Under Siege is the first film to violate this consistency. Because of this, it’s not considered his best film among Seagal purists (namely the inimitable Vern1), but it is arguably the biggest, and certainly his most popular. It grossed a hundred-and-fifty million in 1992—despite this, Under Siege failed to make permanent Seagal’s unique, if limited charisma.

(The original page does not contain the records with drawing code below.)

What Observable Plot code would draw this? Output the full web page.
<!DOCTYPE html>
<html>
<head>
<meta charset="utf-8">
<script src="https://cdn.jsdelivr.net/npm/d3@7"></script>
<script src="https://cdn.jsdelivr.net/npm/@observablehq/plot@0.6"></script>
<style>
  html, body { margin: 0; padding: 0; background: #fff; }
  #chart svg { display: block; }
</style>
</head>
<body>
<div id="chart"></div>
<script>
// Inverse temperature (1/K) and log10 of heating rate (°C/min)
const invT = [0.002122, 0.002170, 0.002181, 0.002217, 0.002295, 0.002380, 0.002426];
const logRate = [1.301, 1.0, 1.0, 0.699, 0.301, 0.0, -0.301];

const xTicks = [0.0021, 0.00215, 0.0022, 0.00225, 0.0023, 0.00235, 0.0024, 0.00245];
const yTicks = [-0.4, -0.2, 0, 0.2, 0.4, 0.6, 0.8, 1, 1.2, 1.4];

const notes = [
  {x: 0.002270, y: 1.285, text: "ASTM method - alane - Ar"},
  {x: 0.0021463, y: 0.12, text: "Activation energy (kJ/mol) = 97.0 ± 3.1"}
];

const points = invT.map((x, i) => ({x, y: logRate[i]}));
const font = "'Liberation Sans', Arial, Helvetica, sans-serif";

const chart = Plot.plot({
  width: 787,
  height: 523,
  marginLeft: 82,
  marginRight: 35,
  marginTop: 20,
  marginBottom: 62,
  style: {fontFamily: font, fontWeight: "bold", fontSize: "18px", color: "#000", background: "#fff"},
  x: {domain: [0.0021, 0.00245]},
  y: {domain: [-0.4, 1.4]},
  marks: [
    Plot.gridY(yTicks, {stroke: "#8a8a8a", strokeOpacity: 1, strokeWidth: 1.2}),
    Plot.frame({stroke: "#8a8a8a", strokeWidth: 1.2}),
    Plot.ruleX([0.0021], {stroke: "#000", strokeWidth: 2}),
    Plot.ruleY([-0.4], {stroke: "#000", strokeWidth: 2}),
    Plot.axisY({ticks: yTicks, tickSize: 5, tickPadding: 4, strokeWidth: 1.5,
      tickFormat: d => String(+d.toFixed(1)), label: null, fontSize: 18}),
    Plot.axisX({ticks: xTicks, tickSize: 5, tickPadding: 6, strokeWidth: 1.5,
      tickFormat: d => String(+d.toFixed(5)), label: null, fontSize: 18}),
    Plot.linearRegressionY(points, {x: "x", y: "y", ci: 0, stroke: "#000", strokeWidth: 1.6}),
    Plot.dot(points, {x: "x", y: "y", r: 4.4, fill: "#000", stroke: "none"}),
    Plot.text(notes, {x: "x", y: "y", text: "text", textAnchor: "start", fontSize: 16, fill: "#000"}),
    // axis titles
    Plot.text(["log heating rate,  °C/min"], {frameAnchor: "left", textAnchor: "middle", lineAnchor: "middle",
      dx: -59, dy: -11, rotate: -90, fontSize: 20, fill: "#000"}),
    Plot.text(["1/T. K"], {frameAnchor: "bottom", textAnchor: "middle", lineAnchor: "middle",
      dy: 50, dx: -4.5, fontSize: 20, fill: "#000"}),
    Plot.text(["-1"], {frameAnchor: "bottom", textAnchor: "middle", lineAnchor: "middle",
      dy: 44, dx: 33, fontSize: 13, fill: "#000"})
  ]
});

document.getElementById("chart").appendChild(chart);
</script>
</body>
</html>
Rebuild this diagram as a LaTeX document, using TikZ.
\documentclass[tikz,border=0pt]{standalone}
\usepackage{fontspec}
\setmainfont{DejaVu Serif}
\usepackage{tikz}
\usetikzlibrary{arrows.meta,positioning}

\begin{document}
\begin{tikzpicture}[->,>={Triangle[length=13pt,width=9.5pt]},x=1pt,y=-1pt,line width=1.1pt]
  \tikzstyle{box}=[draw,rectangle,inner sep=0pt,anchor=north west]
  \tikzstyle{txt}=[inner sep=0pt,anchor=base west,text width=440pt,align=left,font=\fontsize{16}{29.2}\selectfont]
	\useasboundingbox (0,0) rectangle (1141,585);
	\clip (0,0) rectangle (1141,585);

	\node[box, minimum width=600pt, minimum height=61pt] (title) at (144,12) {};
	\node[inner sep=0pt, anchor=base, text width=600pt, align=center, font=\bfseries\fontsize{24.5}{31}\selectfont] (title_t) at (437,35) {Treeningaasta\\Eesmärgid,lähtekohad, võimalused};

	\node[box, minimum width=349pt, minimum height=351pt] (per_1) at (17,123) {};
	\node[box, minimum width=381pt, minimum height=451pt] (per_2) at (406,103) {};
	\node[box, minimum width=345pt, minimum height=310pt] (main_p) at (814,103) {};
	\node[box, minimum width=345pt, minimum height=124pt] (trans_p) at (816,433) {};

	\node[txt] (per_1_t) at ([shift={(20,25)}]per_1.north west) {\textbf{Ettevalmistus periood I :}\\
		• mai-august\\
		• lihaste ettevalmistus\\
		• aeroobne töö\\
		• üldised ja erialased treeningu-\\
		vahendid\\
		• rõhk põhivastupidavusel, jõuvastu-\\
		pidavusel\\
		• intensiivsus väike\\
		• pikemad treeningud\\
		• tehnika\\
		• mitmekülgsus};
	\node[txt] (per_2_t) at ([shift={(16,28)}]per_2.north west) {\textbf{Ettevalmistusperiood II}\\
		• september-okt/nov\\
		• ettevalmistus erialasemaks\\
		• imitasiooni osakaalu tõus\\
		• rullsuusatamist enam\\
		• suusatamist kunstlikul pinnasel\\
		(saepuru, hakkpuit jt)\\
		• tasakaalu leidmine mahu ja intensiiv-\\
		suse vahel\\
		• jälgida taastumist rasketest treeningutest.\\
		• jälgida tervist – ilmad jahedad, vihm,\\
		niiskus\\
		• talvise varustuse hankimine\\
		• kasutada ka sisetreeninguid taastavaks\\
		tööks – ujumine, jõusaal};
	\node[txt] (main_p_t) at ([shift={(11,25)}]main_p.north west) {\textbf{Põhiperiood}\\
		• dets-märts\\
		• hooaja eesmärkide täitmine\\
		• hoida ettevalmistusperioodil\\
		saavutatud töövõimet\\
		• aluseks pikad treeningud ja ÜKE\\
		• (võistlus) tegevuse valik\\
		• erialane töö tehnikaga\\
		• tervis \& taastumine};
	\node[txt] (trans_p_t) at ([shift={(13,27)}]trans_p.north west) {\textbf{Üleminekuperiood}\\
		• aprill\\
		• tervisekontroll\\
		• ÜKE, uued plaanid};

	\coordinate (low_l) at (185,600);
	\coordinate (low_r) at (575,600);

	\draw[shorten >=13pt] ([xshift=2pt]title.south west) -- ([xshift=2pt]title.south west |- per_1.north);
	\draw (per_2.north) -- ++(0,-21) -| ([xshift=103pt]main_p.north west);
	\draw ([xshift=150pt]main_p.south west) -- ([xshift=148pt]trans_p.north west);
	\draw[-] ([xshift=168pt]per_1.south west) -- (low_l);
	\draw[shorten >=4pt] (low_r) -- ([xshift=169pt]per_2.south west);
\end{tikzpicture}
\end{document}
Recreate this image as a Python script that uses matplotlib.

In retrospect it’s of little debate as to why Seagal isn’t as reliable a masthead star as Schwarzenegger, Gibson, or Stallone. He’s nowhere near as viscerally embellished as his action movie peers, for one, his muscles cloaked behind a typically black ensemble (or in this film, in a chef’s uniform). The most popular action stars are never understated, and Seagal is all understatement. But this is precisely what’s most appealing about him—his responses are never excited, his demeanor never frantic. He is always calm within situations that would elicit panic in any other action star. By design he’s an irregular constant within the utterly formulaic action genre—he doesn’t appropriately suit the role; the role suits him. In Under Siege, he’s a cook because, later in the film, he must dispense with terrorists with a butcher knife, or cook an explosive concoction in a microwave (and time it so that it erupts at precisely the instant when the terrorists pass in front of it). He’s an ex-Navy SEAL because, by the end, he must instruct a makeshift team of soldiers on how to load missiles into a battleship turret. At no point in the entire film does he exhibit fear. With the exception of a rather ghastly cheek scrape, he remains largely unscathed, as well.

Action movies are most effective when they craft believable risk, and few of them do this. Seagal’s movies, contrarily, vest no interest in staging convincing scenarios of risk, but they effortlessly fulfill one of the action movie’s narrative conceits: absolute authority. Typically at any point in an action movie, there’s a character who knows precisely what to do or when—Seagal epitomizes this characteristic. He possesses such an indefatigable, MacGuyverian authority that in the climactic confrontation between he and the primary terrorist (Tommy Lee Jones; he and Gary Busey make for a heedlessly entertaining pair of villains), he even verbally analyzes his nemesis’ motivations: “You and I: we’re the same,” he near-whispers. The terrorist is as rapt by his monologue as we are. In short order, his eye is gouged out with a thumb, his skull pierced by a butcher knife, and his face thrust into a computer monitor. Resolving the conflict in the most violent manner imaginable, Seagal’s face remains frozen in calm determination.


  1. Vern’s catalogue of Seagal’s movies, Seagalogy: A Study of the Ass-Kicking Films of Steven Seagal, is an essential text, not only on this career in particular but the action genre in general.